The sociologist doesn’t want me to name her or her college in case someone steals her idea.
The legs of an anonymous sociologist in Soho
“Someone’s going to nick my idea; I know they are,” she told me last night.
“Well,” I said, “all the more reason you should have your name, university’s name and photo in my blog, so you can prove your idea pre-existed on a specific date.”
“No,” she told me. “You can photograph my leg instead. I don’t even want people to know I’m in a blog. I don’t have Facebook, I don’t have Twitter, I don’t have anything. I only have email, which I give to people I know. I don’t want anyone on the internet knowing anything about me unnecessarily. I think the whole thing is fucking weird. The whole idea that something about me can be seen by anyone freaks me the fuck out.”

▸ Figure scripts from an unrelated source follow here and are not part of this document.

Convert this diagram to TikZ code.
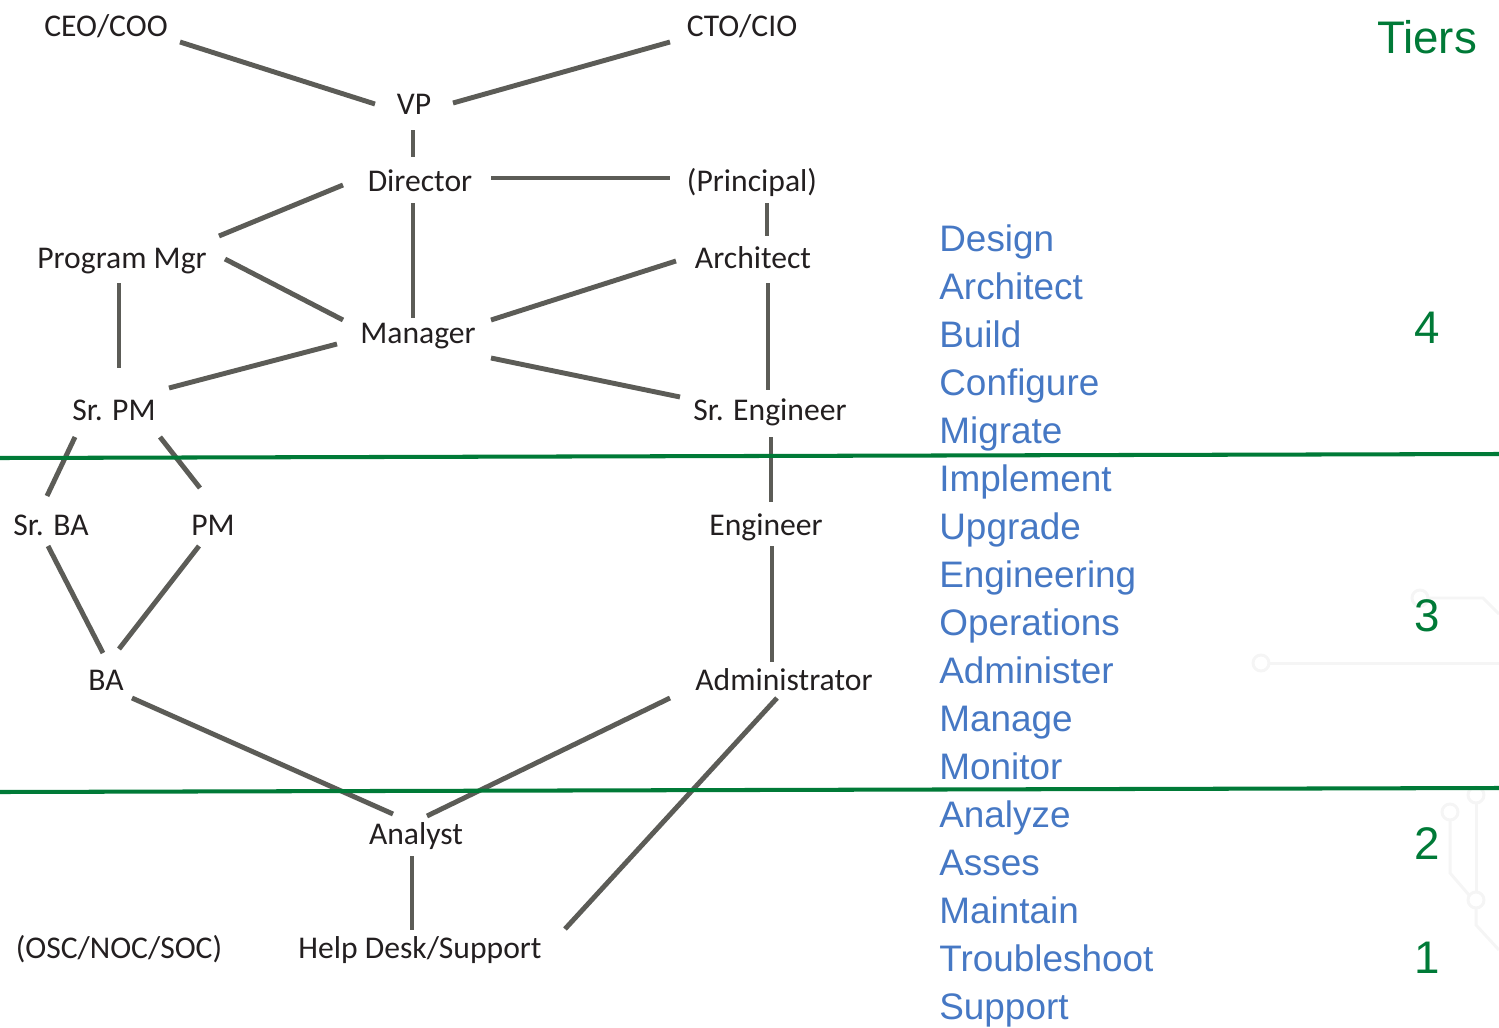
\documentclass[tikz,border=0pt]{standalone}
\usepackage{fontspec}
\setmainfont{Carlito}
\newfontfamily\helvfont{Liberation Sans}
\definecolor{linkgray}{RGB}{92,92,87}
\definecolor{tiergreen}{RGB}{0,122,55}
\definecolor{dutyblue}{RGB}{70,120,196}
\definecolor{roletext}{RGB}{35,31,32}
\definecolor{tracegray}{RGB}{245,245,245}

\tikzset{
  role/.style={anchor=base, inner sep=0pt, text=roletext, font=\fontsize{18}{21}\selectfont},
  duty/.style={anchor=base west, inner sep=0pt, text=dutyblue, font=\helvfont\fontsize{21}{25}\selectfont},
  tier/.style={anchor=base, inner sep=0pt, text=tiergreen, font=\helvfont\fontsize{26}{30}\selectfont},
  link/.style={draw=linkgray, line width=2.8pt},
  tierline/.style={draw=tiergreen, line width=2.3pt},
  trace/.style={draw=tracegray, line width=1.7pt}
}

\begin{document}
\begin{tikzpicture}[x=0.02cm, y=-0.02cm]
 \useasboundingbox (0,0) rectangle (1499,1028);

% faint circuit traces in the background
 \draw[trace] (1261,663) circle[radius=0.16cm];
 \draw[trace] (1269,663) -- (1499,663);
 \draw[trace] (1420,598) circle[radius=0.16cm];
 \draw[trace] (1428,598) -- (1483,598) -- (1499,614);
 \draw[trace] (1476,795) circle[radius=0.16cm];
 \draw[trace] (1476,803) -- (1476,892);
 \draw[trace] (1450,812) circle[radius=0.16cm];
 \draw[trace] (1450,820) -- (1450,873) -- (1469,895);
 \draw[trace] (1476,900) circle[radius=0.16cm];
 \draw[trace] (1476,908) -- (1476,925) -- (1499,950);

% roles
 \node[role] (ceo) at (106,36) {CEO/COO};
 \node[role] (cto) at (742,36) {CTO/CIO};
 \node[role] (vp) at (414,114) {VP};
 \node[role] (dir) at (420,191) {Director};
 \node[role] (prin) at (752,191) {(Principal)};
 \node[role] (pgm) at (122,268) {Program Mgr};
 \node[role] (arch) at (753,268) {Architect};
 \node[role] (mgr) at (418,343) {Manager};
 \node[role] (spm) at (114,420) {Sr. PM};
 \node[role] (seng) at (770,420) {Sr. Engineer};
 \node[role] (sba) at (51,535) {Sr. BA};
 \node[role] (pm) at (213,535) {PM};
 \node[role] (eng) at (766,535) {Engineer};
 \node[role] (ba) at (106,690) {BA};
 \node[role] (admin) at (784,690) {Administrator};
 \node[role] (analyst) at (416,844) {Analyst};
 \node[role] (osc) at (119,958) {(OSC/NOC/SOC)};
 \node[role] (help) at (420,958) {Help Desk/Support};

% top of the ladder
 \draw[link] ([shift={(74,6)}]ceo.base) -- ([shift={(-39,-10)}]vp.base);
 \draw[link] ([shift={(-72,6)}]cto.base) -- ([shift={(39,-11)}]vp.base);
 \draw[link] ([shift={(-1,16)}]vp.base) -- ([shift={(-7,-34)}]dir.base);
 \draw[link] ([shift={(71,-13)}]dir.base) -- ([shift={(-82,-13)}]prin.base);
 \draw[link] ([shift={(-77,-6)}]dir.base) -- ([shift={(97,-32)}]pgm.base);
 \draw[link] ([shift={(-7,12)}]dir.base) -- ([shift={(-5,-25)}]mgr.base);
 \draw[link] ([shift={(15,12)}]prin.base) -- ([shift={(14,-32)}]arch.base);

% middle
 \draw[link] ([shift={(103,-9)}]pgm.base) -- ([shift={(-75,-23)}]mgr.base);
 \draw[link] ([shift={(-3,15)}]pgm.base) -- ([shift={(5,-52)}]spm.base);
 \draw[link] ([shift={(-77,-7)}]arch.base) -- ([shift={(73,-23)}]mgr.base);
 \draw[link] ([shift={(15,15)}]arch.base) -- ([shift={(-2,-30)}]seng.base);
 \draw[link] ([shift={(-81,1)}]mgr.base) -- ([shift={(55,-32)}]spm.base);
 \draw[link] ([shift={(73,15)}]mgr.base) -- ([shift={(-90,-23)}]seng.base);

% PM / BA branch
 \draw[link] ([shift={(-39,17)}]spm.base) -- ([shift={(-4,-39)}]sba.base);
 \draw[link] ([shift={(46,17)}]spm.base) -- ([shift={(-13,-47)}]pm.base);
 \draw[link] ([shift={(-3,11)}]sba.base) -- ([shift={(-3,-37)}]ba.base);
 \draw[link] ([shift={(-14,11)}]pm.base) -- ([shift={(13,-41)}]ba.base);

% engineering branch
 \draw[link] ([shift={(1,17)}]seng.base) -- ([shift={(5,-33)}]eng.base);
 \draw[link] ([shift={(6,11)}]eng.base) -- ([shift={(-12,-28)}]admin.base);

% bottom
 \draw[link] ([shift={(26,8)}]ba.base) -- ([shift={(-23,-30)}]analyst.base);
 \draw[link] ([shift={(-114,8)}]admin.base) -- ([shift={(11,-28)}]analyst.base);
 \draw[link] ([shift={(-4,12)}]analyst.base) -- ([shift={(-8,-28)}]help.base);
 \draw[link] ([shift={(-7,8)}]admin.base) -- ([shift={(145,-29)}]help.base);

% tier borders
 \draw[tierline] (0,458) -- (1499,454);
 \draw[tierline] (0,792) -- (1499,788);

% duties and tiers
 \foreach \word [count=\i from 0] in {Design,Architect,Build,Configure,Migrate,Implement,Upgrade,Engineering,Operations,Administer,Manage,Monitor,Analyze,Asses,Maintain,Troubleshoot,Support}
  \node[duty] (duty\i) at (939,251+48*\i) {\word};

 \node[tier] (tiers) at (1427,53) {Tiers};
 \node[tier] (t4) at (1427,343) {4};
 \node[tier] (t3) at (1427,631) {3};
 \node[tier] (t2) at (1427,859) {2};
 \node[tier] (t1) at (1427,973) {1};

\end{tikzpicture}
\end{document}
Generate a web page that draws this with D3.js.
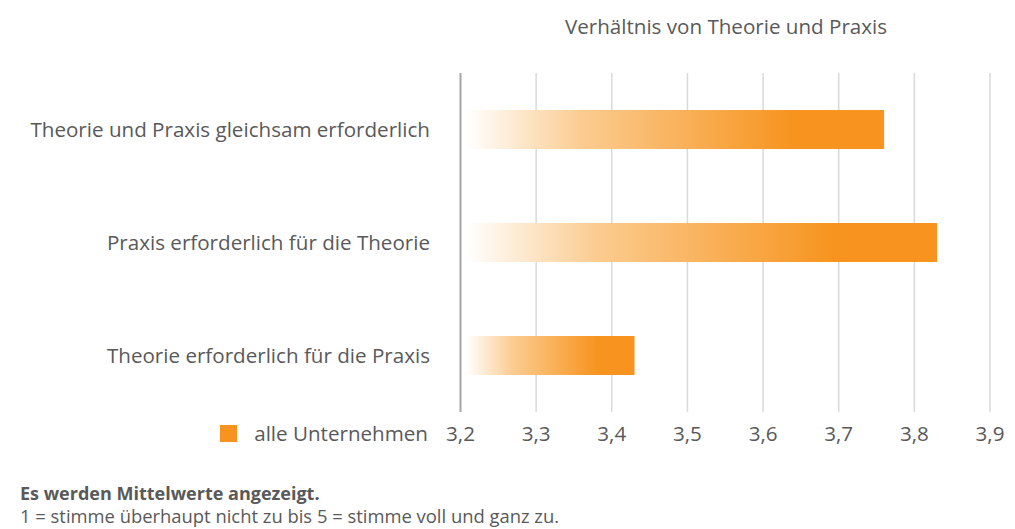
<!DOCTYPE html>
<html>
<head>
<meta charset="utf-8">
<script src="https://cdn.jsdelivr.net/npm/d3@7"></script>
<style>
  body { margin: 0; background: #fff; }
  text { font-family: "Open Sans", sans-serif; fill: #595959; }
</style>
</head>
<body>
<div class="chart"></div>
<script>
const categories = ["Theorie und Praxis gleichsam erforderlich", "Praxis erforderlich für die Theorie", "Theorie erforderlich für die Praxis"];
const values = [3.76, 3.83, 3.43];
const ticks = [3.2, 3.3, 3.4, 3.5, 3.6, 3.7, 3.8, 3.9];
const seriesName = "alle Unternehmen";
const title = "Verhältnis von Theorie und Praxis";
const notes = ["Es werden Mittelwerte angezeigt.", "1 = stimme überhaupt nicht zu bis 5 = stimme voll und ganz zu."];

const width = 1015, height = 529;
const svg = d3.select(".chart").append("svg")
    .attr("width", width)
    .attr("height", height);

const xScale = d3.scaleLinear()
    .domain([3.2, 3.9])
    .range([460.5, 990]);
const yScale = d3.scaleBand()
    .domain(categories)
    .range([73, 412])
    .paddingInner(0.655)
    .paddingOuter(0.3275);

// gradient per bar
const defs = svg.append("defs");
const grad = defs.append("linearGradient")
    .attr("id", "barGrad")
    .attr("x1", "0").attr("x2", "1").attr("y1", "0").attr("y2", "0");
grad.append("stop").attr("offset", "0").attr("stop-color", "#ffffff");
grad.append("stop").attr("offset", "0.28").attr("stop-color", "#fbcb8f");
grad.append("stop").attr("offset", "0.78").attr("stop-color", "#f7941f");
grad.append("stop").attr("offset", "1").attr("stop-color", "#f7931e");

// gridlines
svg.selectAll(".grid")
    .data(ticks.slice(1))
    .enter()
    .append("line")
    .attr("x1", d => xScale(d)).attr("x2", d => xScale(d))
    .attr("y1", 73).attr("y2", 412)
    .attr("stroke", "#d9d9d9")
    .attr("stroke-width", 1.5);

// bars
svg.selectAll(".bar")
    .data(values)
    .enter()
    .append("rect")
    .attr("x", xScale(3.2) + 6)
    .attr("y", (d, i) => yScale(categories[i]))
    .attr("width", d => xScale(d) - xScale(3.2) - 6)
    .attr("height", yScale.bandwidth())
    .style("fill", "url(#barGrad)");

// axis line
svg.append("line")
    .attr("x1", xScale(3.2)).attr("x2", xScale(3.2))
    .attr("y1", 73).attr("y2", 412)
    .attr("stroke", "#a6a6a6")
    .attr("stroke-width", 2);

// category labels
svg.selectAll(".cat")
    .data(categories)
    .enter()
    .append("text")
    .attr("x", 430)
    .attr("y", d => yScale(d) + yScale.bandwidth() / 2)
    .attr("dy", "0.35em")
    .attr("text-anchor", "end")
    .attr("font-size", 20.6)
    .text(d => d);

// tick labels
const fmt = d3.format(".1f");
svg.selectAll(".tick")
    .data(ticks)
    .enter()
    .append("text")
    .attr("x", d => xScale(d))
    .attr("y", 434)
    .attr("dy", "0.35em")
    .attr("text-anchor", "middle")
    .attr("font-size", 20.6)
    .text(d => fmt(d).replace(".", ","));

// legend
svg.append("rect")
    .attr("x", 220).attr("y", 425)
    .attr("width", 17).attr("height", 17)
    .style("fill", "#f7931e");
svg.append("text")
    .attr("x", 428).attr("y", 434)
    .attr("dy", "0.35em")
    .attr("text-anchor", "end")
    .attr("font-size", 20.6)
    .text(seriesName);

// title
svg.append("text")
    .attr("x", 726).attr("y", 27)
    .attr("dy", "0.35em")
    .attr("text-anchor", "middle")
    .attr("font-size", 20.6)
    .text(title);

// notes
svg.append("text")
    .attr("x", 20).attr("y", 494)
    .attr("dy", "0.35em")
    .attr("font-size", 18)
    .attr("font-weight", "bold")
    .text(notes[0]);
svg.append("text")
    .attr("x", 20).attr("y", 517)
    .attr("dy", "0.35em")
    .attr("font-size", 18.4)
    .text(notes[1]);
</script>
</body>
</html>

At this point, I had a coughing fit and took a Werther’s Original.
“Have one,” I offered.
“No,” she said. “My dad’s allergic to them, so I don’t eat them.”
“Not allergic to other butterscotch? Just Werther’s?”
“And you don’t eat them either?” I asked.
“If I ate those,” she said, “and I kissed my dad when I see him tomorrow, his face would swell up. He ate one when he was in his thirties. We were in the car and my mum said Have one of these to suck on. First of all his lips swelled up. Then his face swelled up and then his throat closed up. It came on over a period of about two hours.”
“Any other food problems in the family?”
“My aunt used to be so afraid of tomatoes that she would rather have seen a dead animal carcass in her fridge than a half-eaten tomato.”
“Did some traumatic event involving tomatoes happen to her when she was a kid?”
“It just built up. She used to just not eat them and then, gradually, she got more and more scared of them to the point where, if someone was eating a tomato, she would have to leave the room.”
“And she’s still afraid of tomatoes?”
“No. Because once, when she was sunbathing in the garden, lying out flat, my dad sliced up some tomatoes and put them all over her body. So, when she woke up, she was covered in slices of tomatoes. She screamed the place down and shit herself but was absolutely fine about tomatoes after that.”